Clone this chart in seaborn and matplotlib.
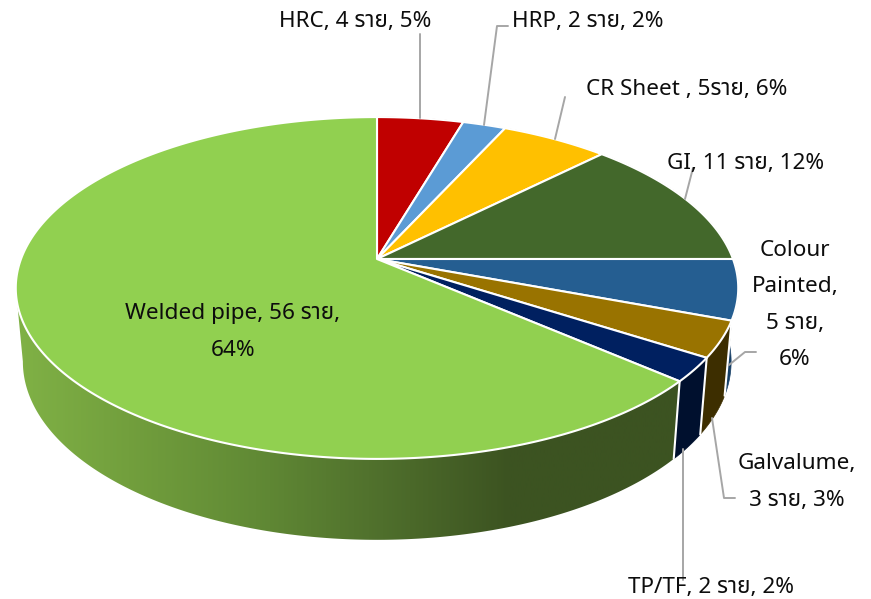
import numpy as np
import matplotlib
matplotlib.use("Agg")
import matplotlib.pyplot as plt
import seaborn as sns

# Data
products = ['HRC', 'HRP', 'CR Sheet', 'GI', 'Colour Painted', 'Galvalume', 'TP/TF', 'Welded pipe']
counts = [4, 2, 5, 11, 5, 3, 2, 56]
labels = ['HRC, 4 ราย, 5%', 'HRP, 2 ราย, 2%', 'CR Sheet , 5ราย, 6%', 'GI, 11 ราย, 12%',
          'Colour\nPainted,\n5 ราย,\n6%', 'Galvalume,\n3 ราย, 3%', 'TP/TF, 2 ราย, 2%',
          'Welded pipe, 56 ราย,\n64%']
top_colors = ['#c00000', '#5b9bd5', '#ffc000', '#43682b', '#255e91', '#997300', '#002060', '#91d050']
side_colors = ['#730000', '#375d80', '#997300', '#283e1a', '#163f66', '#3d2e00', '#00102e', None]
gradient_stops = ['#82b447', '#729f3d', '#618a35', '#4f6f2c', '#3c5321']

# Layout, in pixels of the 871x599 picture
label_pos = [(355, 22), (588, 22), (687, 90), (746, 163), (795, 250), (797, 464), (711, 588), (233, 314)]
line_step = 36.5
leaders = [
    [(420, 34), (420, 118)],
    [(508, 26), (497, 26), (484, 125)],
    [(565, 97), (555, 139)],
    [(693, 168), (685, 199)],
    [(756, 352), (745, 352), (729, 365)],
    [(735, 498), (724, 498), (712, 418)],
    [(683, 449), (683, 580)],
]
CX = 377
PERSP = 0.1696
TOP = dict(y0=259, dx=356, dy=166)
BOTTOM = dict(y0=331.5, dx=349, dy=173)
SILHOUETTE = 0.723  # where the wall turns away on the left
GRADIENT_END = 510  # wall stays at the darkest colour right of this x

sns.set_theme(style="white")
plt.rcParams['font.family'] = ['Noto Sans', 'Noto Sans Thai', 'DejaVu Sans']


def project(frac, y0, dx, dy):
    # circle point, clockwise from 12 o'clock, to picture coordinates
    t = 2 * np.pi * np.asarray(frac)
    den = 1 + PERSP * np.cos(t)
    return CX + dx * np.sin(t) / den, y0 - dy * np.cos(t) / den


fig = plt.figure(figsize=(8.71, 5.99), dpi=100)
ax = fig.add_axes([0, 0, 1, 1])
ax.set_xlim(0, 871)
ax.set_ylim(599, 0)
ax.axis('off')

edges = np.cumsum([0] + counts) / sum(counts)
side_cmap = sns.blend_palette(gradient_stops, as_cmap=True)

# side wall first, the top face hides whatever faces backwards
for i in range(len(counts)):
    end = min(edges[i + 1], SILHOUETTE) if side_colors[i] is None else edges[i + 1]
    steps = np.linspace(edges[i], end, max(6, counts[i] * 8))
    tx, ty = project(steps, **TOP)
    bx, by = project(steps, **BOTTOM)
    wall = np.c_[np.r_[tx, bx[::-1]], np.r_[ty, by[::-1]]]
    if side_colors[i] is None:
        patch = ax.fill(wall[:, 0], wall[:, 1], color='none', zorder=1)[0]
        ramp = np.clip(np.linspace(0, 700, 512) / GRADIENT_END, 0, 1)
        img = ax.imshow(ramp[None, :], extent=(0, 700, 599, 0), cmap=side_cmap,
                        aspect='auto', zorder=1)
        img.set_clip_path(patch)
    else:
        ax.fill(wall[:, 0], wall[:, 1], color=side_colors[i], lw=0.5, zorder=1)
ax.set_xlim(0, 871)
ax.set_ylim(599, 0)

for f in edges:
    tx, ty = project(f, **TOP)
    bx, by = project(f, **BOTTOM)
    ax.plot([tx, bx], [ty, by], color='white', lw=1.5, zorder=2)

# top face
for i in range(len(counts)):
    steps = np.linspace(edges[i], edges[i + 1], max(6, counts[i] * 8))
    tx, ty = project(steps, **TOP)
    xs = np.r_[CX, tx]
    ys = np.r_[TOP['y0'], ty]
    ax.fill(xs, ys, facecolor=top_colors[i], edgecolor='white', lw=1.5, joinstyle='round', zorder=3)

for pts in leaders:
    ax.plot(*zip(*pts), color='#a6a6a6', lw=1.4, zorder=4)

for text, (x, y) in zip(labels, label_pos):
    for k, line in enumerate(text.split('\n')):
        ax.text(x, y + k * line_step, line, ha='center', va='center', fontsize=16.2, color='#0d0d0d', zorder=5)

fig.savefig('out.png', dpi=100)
...
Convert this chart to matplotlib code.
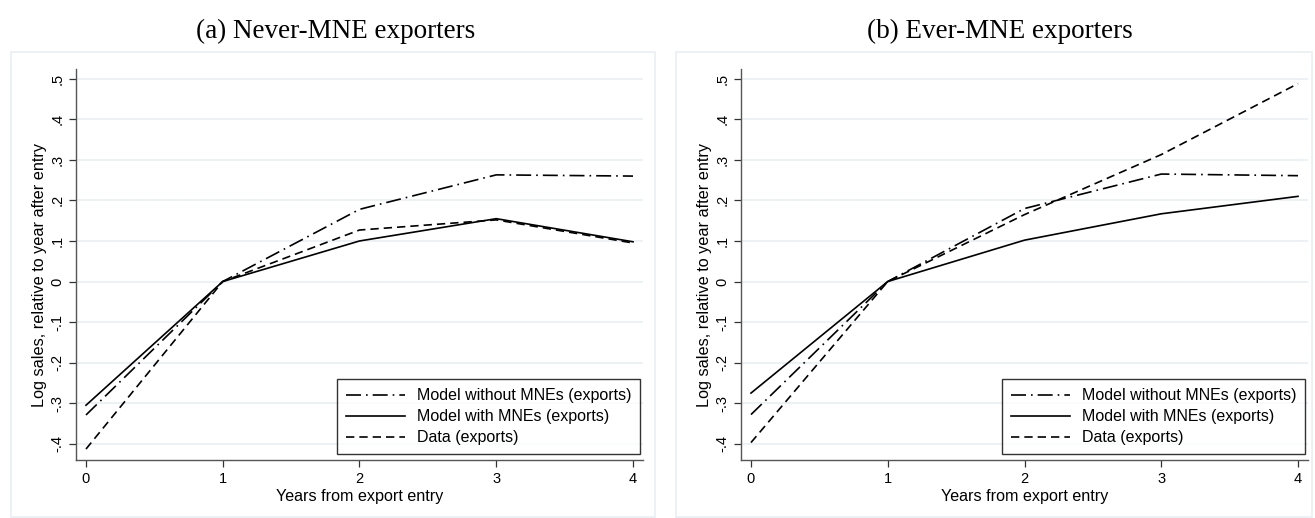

Task brief →
Extract exactly, and only, the lines from the one with "Clone this chart in seaborn and matplotlib." to the one with "['#82b447', '#729f3d', '#618a35', '#4f6f2c', '#3c5321']", both ends counted. Leave the images behind.

Answer to the problem →
Clone this chart in seaborn and matplotlib.
import numpy as np
import matplotlib
matplotlib.use("Agg")
import matplotlib.pyplot as plt
import seaborn as sns

# Data
products = ['HRC', 'HRP', 'CR Sheet', 'GI', 'Colour Painted', 'Galvalume', 'TP/TF', 'Welded pipe']
counts = [4, 2, 5, 11, 5, 3, 2, 56]
labels = ['HRC, 4 ราย, 5%', 'HRP, 2 ราย, 2%', 'CR Sheet , 5ราย, 6%', 'GI, 11 ราย, 12%',
          'Colour\nPainted,\n5 ราย,\n6%', 'Galvalume,\n3 ราย, 3%', 'TP/TF, 2 ราย, 2%',
          'Welded pipe, 56 ราย,\n64%']
top_colors = ['#c00000', '#5b9bd5', '#ffc000', '#43682b', '#255e91', '#997300', '#002060', '#91d050']
side_colors = ['#730000', '#375d80', '#997300', '#283e1a', '#163f66', '#3d2e00', '#00102e', None]
gradient_stops = ['#82b447', '#729f3d', '#618a35', '#4f6f2c', '#3c5321']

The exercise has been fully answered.